Goal of the exercise
Using the material below, print a verbatim copy of every line from the one containing "What TikZ code" through the one containing "(0,0) rectangle (650,1063);", inclusive, and omit the pictures.

-- Start Material shown --

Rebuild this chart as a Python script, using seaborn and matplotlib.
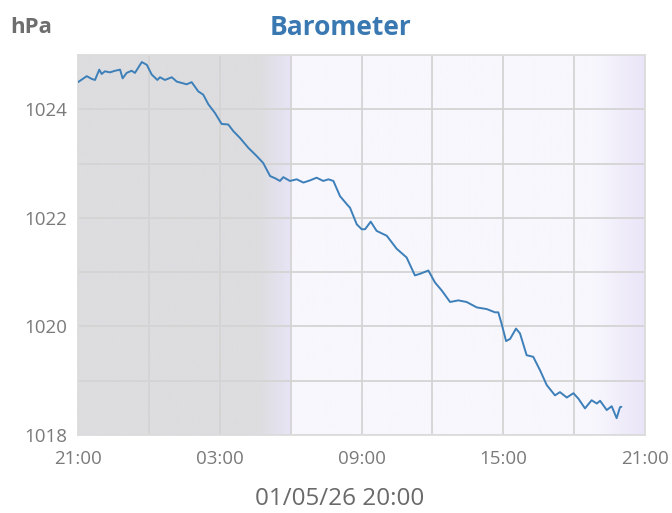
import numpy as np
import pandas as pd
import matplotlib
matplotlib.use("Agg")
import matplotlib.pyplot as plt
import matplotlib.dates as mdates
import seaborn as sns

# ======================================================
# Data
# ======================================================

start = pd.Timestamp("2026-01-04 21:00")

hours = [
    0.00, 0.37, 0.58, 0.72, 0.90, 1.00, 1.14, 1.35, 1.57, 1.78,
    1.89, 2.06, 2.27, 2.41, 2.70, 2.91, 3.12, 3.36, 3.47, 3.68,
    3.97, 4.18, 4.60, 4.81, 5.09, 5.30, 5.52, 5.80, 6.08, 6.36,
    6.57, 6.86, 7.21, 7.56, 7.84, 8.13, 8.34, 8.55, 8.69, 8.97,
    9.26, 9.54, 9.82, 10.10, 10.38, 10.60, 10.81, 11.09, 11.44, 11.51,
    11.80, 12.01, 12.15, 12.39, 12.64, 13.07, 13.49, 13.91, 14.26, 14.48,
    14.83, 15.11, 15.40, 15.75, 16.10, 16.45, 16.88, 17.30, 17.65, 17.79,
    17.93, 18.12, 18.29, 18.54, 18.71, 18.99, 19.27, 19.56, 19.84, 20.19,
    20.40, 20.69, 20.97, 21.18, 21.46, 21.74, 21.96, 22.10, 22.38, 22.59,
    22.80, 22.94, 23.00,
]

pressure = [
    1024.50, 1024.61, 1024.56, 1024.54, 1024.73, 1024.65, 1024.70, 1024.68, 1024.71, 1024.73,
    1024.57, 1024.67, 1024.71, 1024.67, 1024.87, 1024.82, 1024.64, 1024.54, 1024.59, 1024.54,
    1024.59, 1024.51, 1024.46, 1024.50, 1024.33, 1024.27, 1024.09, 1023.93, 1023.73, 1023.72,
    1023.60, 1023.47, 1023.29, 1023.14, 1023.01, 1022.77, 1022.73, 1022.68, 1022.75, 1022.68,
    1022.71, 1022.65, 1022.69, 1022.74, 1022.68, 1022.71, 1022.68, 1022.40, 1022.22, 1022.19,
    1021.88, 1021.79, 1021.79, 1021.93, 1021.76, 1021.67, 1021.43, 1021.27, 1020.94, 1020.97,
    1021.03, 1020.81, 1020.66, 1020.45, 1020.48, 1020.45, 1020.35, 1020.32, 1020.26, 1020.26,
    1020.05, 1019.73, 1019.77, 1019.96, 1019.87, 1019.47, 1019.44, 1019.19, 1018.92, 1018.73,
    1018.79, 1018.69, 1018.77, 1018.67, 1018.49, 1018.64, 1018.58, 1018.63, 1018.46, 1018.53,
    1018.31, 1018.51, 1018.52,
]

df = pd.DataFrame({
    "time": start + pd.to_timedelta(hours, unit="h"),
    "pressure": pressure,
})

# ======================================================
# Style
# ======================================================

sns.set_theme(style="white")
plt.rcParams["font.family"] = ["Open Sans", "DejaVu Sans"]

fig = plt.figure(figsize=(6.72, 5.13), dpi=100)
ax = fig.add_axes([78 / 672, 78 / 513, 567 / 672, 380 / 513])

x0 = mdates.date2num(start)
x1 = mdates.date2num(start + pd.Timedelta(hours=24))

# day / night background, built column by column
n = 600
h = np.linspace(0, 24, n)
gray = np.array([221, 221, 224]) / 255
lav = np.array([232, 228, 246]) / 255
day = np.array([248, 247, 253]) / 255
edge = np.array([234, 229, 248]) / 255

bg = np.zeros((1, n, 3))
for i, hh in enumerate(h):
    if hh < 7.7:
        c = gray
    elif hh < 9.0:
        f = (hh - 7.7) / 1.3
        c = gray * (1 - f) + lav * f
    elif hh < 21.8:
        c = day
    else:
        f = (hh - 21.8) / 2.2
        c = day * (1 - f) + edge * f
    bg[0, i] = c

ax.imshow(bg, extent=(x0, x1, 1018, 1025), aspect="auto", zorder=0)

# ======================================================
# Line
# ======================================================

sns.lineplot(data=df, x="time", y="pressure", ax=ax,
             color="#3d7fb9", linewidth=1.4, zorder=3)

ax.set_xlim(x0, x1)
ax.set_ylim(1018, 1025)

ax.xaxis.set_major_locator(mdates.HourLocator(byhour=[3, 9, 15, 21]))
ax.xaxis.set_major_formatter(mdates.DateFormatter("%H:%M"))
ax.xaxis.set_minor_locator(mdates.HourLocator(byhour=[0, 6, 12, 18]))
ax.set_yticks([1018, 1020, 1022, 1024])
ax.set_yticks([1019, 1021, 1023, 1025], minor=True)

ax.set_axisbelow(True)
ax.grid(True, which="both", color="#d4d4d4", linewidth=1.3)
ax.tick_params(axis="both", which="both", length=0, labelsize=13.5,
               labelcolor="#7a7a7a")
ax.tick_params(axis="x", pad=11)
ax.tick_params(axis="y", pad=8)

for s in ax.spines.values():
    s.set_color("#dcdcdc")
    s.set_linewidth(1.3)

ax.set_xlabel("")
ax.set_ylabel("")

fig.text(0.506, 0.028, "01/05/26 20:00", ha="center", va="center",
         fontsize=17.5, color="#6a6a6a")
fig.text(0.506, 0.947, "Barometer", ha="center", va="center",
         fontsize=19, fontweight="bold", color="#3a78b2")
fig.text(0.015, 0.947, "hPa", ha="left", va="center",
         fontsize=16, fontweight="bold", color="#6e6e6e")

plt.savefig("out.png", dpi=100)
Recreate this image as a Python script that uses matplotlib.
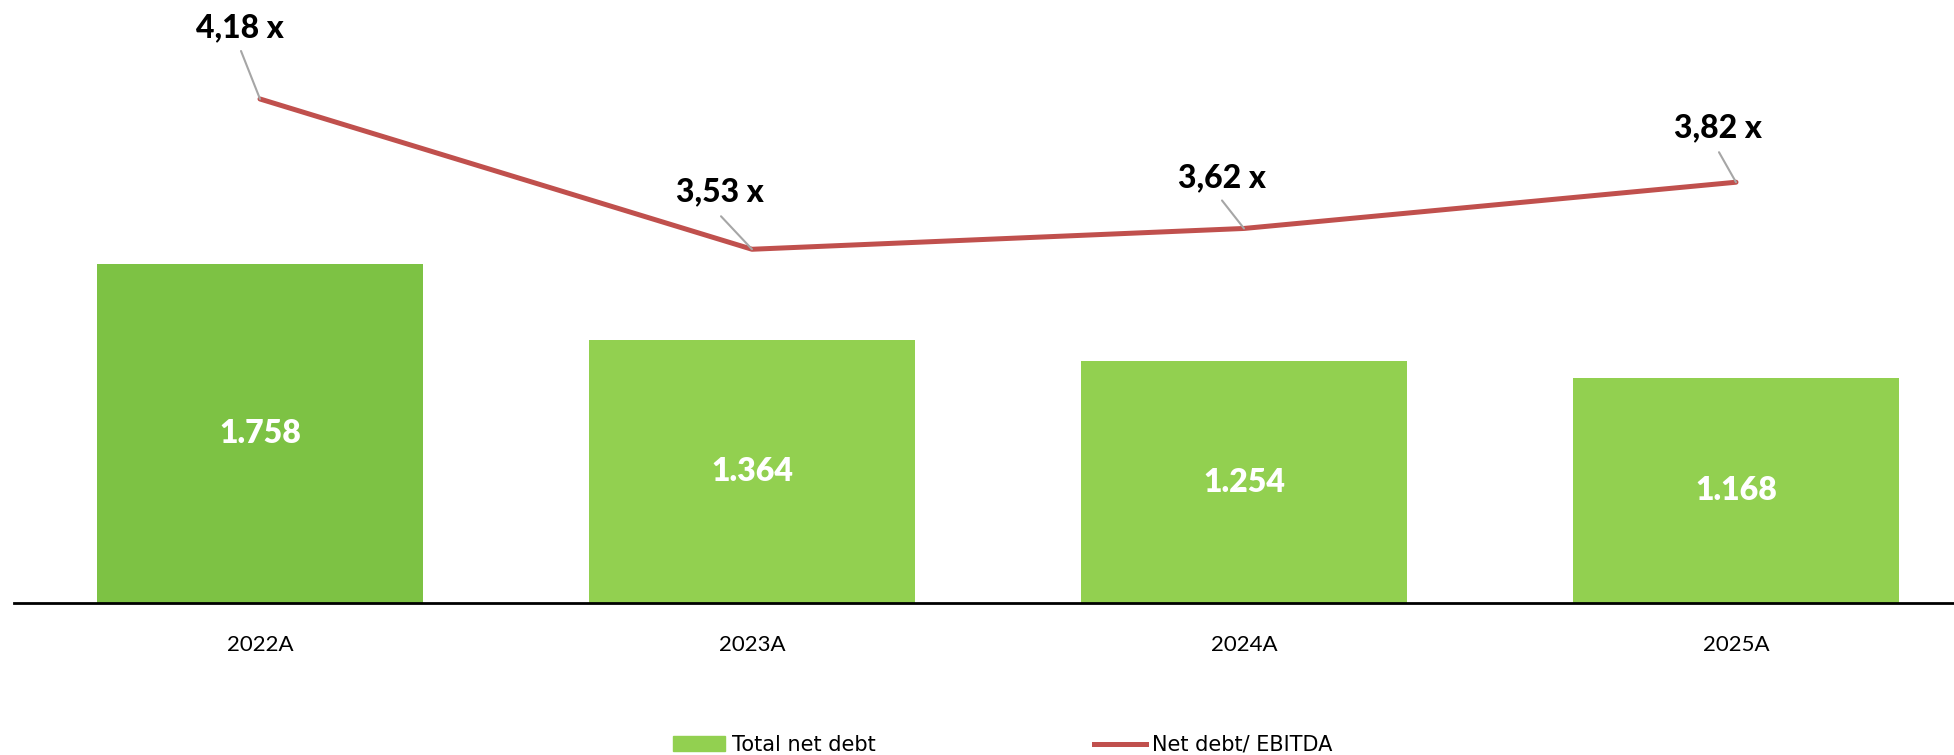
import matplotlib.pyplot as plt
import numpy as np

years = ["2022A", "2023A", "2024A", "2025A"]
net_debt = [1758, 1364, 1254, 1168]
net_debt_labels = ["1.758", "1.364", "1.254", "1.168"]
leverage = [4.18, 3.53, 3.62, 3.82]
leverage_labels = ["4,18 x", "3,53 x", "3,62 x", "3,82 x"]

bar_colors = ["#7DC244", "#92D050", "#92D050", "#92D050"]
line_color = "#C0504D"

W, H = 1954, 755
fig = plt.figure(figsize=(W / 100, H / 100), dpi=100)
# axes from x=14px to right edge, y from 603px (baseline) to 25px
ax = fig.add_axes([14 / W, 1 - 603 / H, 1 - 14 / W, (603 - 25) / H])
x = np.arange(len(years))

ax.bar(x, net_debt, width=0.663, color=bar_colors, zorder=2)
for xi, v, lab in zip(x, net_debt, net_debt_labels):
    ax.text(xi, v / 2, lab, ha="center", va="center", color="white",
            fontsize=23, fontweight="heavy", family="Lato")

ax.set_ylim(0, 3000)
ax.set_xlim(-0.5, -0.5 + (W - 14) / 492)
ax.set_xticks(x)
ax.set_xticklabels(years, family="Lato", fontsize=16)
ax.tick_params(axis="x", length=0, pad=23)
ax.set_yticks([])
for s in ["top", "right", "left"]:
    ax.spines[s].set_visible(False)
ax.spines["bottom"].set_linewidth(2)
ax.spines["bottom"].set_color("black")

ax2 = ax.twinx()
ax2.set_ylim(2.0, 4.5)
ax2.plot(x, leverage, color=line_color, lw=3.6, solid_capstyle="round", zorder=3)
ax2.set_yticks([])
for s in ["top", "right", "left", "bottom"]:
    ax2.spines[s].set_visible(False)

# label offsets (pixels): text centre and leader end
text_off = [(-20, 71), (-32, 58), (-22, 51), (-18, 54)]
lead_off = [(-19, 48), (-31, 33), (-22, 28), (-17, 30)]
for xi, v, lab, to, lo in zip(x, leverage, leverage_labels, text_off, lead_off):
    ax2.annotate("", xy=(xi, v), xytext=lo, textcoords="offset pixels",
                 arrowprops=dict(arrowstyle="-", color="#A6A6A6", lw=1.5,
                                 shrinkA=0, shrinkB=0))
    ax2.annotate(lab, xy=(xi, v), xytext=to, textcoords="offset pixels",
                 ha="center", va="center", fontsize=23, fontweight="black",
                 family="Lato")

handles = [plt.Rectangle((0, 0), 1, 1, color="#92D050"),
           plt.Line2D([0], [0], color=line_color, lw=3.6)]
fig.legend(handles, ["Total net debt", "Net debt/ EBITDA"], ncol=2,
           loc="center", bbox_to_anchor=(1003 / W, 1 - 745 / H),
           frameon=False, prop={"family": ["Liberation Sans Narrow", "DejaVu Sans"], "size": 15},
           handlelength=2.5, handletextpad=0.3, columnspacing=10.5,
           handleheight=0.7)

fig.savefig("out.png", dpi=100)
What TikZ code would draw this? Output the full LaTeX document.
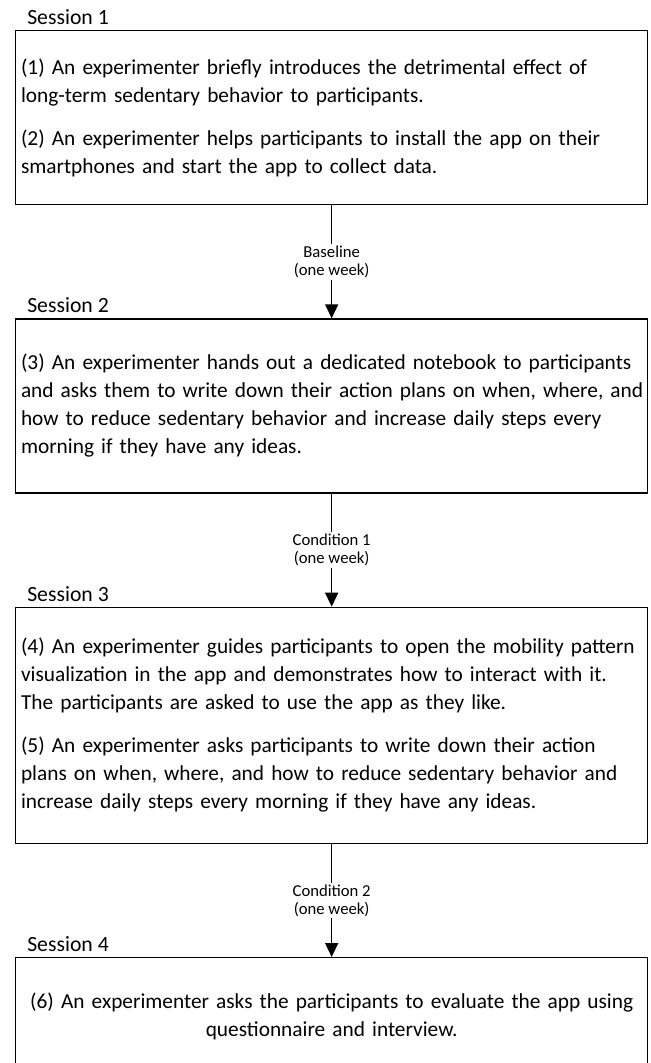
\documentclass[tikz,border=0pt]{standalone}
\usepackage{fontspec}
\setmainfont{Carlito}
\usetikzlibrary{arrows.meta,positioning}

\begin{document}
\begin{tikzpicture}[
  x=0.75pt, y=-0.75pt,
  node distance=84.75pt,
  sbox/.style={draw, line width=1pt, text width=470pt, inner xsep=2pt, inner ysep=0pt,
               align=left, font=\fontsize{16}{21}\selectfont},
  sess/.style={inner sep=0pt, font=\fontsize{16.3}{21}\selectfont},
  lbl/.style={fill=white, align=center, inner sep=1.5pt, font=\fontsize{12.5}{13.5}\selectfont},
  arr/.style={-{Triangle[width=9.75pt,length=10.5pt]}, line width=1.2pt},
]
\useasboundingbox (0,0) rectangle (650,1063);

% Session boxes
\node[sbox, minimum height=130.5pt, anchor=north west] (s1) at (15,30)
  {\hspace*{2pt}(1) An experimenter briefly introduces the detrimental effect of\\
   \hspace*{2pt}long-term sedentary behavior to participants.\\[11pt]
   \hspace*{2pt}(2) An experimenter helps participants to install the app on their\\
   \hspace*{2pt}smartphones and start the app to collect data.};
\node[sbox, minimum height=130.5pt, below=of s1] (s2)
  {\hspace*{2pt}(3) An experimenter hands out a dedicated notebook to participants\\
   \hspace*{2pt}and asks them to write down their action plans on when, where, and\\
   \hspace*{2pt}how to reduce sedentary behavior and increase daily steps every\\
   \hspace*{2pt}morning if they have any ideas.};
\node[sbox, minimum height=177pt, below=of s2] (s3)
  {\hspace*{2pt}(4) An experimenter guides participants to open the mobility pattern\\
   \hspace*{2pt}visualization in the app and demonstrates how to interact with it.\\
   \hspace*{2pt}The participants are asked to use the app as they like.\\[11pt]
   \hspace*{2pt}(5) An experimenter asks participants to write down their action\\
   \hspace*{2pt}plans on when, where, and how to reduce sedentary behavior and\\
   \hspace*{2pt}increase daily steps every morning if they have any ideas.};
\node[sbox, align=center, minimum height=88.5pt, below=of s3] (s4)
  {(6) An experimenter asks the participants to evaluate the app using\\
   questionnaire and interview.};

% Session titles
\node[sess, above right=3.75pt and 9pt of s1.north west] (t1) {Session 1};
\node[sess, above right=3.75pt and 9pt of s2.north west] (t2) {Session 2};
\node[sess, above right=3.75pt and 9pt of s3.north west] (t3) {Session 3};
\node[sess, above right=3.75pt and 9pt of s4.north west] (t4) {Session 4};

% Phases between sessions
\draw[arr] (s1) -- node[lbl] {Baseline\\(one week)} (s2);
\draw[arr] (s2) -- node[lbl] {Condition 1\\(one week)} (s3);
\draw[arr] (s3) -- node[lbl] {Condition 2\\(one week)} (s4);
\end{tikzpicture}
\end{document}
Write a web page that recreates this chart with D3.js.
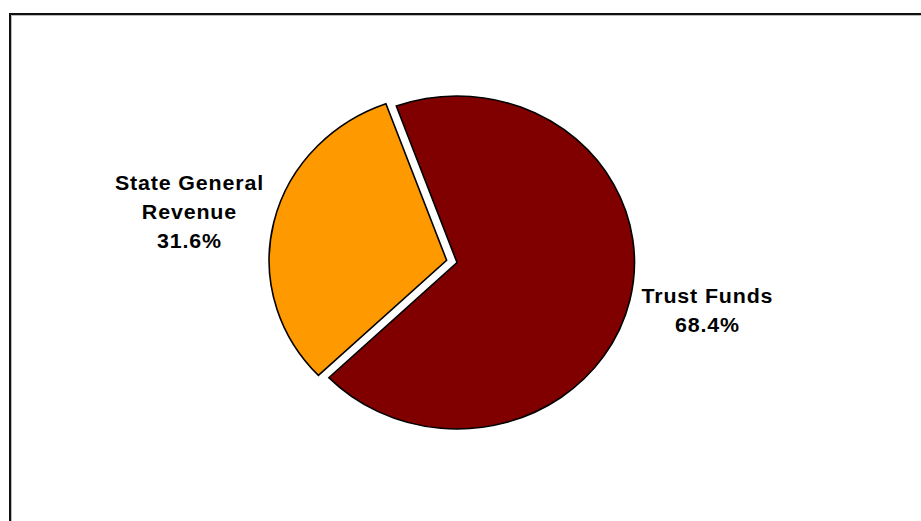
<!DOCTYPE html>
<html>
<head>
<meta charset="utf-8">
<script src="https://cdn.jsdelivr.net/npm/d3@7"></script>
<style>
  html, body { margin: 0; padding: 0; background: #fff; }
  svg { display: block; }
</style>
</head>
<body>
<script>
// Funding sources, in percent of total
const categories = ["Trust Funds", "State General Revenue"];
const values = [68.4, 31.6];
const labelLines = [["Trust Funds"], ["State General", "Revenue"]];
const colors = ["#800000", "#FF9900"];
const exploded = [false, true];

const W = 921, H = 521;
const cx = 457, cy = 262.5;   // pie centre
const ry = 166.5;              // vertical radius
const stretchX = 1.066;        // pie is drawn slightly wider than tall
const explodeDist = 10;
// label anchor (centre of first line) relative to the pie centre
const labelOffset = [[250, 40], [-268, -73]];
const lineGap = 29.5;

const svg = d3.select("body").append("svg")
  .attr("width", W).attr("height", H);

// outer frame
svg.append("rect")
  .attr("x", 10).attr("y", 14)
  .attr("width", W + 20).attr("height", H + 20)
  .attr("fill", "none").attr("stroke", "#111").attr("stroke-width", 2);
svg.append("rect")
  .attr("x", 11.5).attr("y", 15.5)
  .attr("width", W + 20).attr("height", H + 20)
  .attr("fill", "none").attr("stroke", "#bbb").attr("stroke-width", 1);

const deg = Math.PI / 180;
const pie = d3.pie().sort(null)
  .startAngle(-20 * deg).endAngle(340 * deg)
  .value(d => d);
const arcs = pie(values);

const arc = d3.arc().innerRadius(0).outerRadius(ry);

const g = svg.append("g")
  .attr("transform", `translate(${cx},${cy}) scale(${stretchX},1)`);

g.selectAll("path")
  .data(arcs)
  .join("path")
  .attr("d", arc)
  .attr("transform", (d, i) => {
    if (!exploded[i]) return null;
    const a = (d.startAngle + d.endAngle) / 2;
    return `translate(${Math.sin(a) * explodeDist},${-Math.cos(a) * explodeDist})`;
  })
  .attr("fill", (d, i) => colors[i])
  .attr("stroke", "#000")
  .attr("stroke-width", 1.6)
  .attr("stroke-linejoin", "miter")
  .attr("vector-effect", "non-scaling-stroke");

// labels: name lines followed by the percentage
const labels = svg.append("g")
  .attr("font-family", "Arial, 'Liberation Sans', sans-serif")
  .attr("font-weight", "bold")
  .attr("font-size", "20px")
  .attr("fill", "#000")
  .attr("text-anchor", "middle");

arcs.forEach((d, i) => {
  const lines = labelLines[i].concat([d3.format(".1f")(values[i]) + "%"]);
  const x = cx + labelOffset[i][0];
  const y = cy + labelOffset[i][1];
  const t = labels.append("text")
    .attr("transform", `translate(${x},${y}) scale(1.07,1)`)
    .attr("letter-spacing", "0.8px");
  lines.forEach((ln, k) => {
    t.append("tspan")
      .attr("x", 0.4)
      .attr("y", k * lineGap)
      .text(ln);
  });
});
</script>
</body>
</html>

-- End Material shown --

Expected answer
What TikZ code would draw this? Output the full LaTeX document.
\documentclass[tikz,border=0pt]{standalone}
\usepackage{fontspec}
\setmainfont{Carlito}
\usetikzlibrary{arrows.meta,positioning}

\begin{document}
\begin{tikzpicture}[
  x=0.75pt, y=-0.75pt,
  node distance=84.75pt,
  sbox/.style={draw, line width=1pt, text width=470pt, inner xsep=2pt, inner ysep=0pt,
               align=left, font=\fontsize{16}{21}\selectfont},
  sess/.style={inner sep=0pt, font=\fontsize{16.3}{21}\selectfont},
  lbl/.style={fill=white, align=center, inner sep=1.5pt, font=\fontsize{12.5}{13.5}\selectfont},
  arr/.style={-{Triangle[width=9.75pt,length=10.5pt]}, line width=1.2pt},
]
\useasboundingbox (0,0) rectangle (650,1063);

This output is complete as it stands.